Ballo, como al menos Rigoletto, Don Carlo y Otello, es una reflexión a fondo sobre el poder. Un poder ora sincero, que busca el bien común, ora hecho de halagos, frivolidades, traiciones: con cuánta maestría la música se mece entre estas pulsiones. Calixto Bieito va por ahí. Parte de la idea de que todo poder necesita mantener sus cloacas habitadas por conspiradores a tiempo pleno en las que puede ocurrir de todo. La reciente historia de este país da la razón a Bieito. A él y a Verdi.

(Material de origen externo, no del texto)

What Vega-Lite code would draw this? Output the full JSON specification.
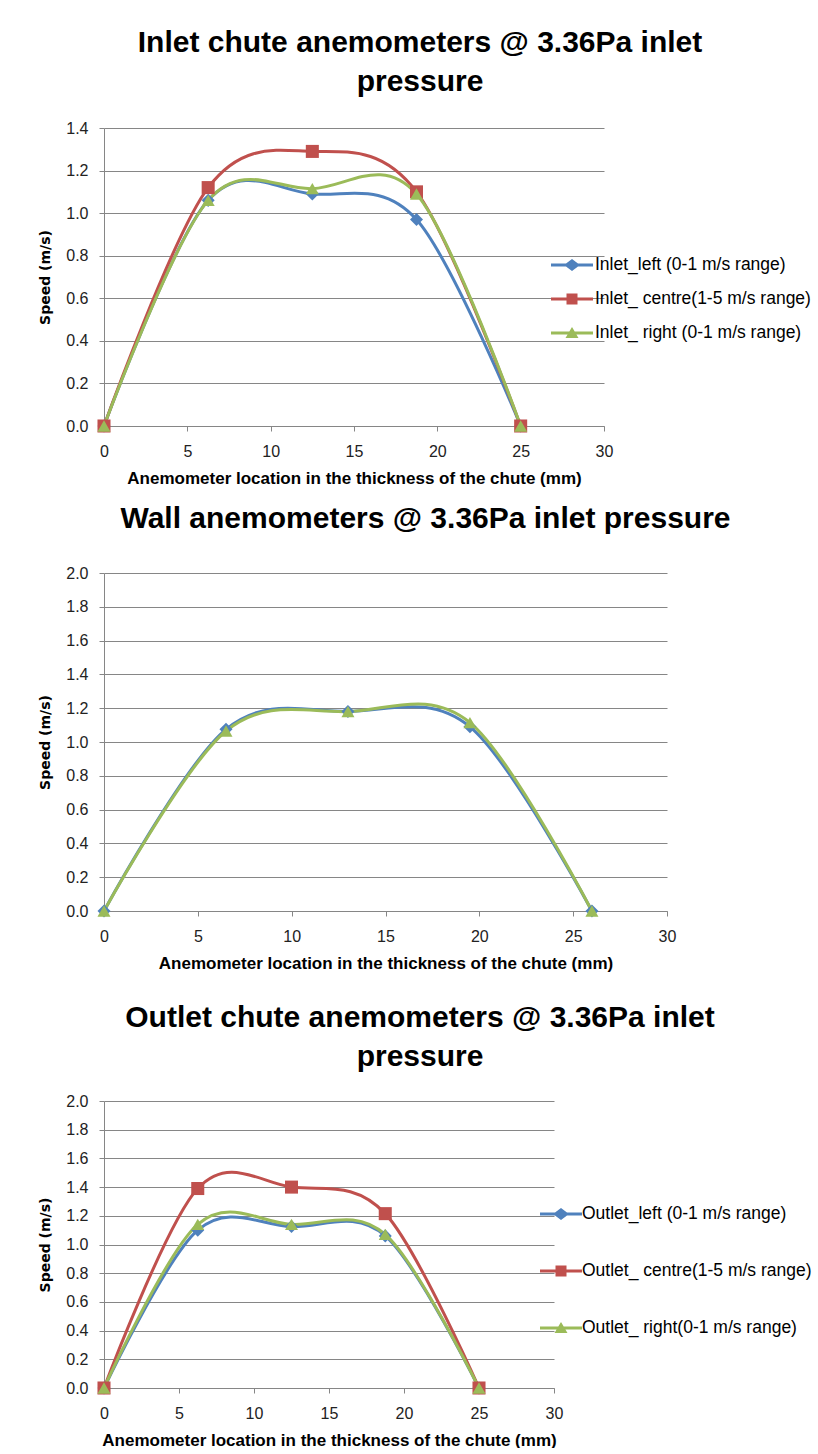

Y si a algunos asistentes al estreno este montaje les repugnó, a otros, entre los que se cuenta el cronista, les llenó el espinazo de escalofríos. Un espectáculo soberbio, comedido, con mínimas salidas de tono. Por lo demás, de una alta graduación musical, y es que cuando se prevé lío existe una extraña ley compensatoria por el lado de la interpretación: espléndidos estuvieron Lado Ataneli (Renato) y Elisabetta Fiorillo (Ulrica); mejor en los concertantes que en las arias, aunque siempre convincentes, los ya citados Ana María Sánchez y Walter Fraccaro; desenvuelta Ofelia Sala (Oscar), seguros Simón Orfila (Ribbing), Celestino Varela (Horn) y David Rubiera (sirviente). Desconocida, por competente, la orquesta dirigida por Bertrand de Billy y brillante el coro que carga con tanto compromiso.
En la escena de la violación, una señora de las proximidades gritó airada: "¡Cochinos!". Es el riesgo que un teatro moderno debe asumir. Riesgo asumible, por otra parte, no nos engañemos.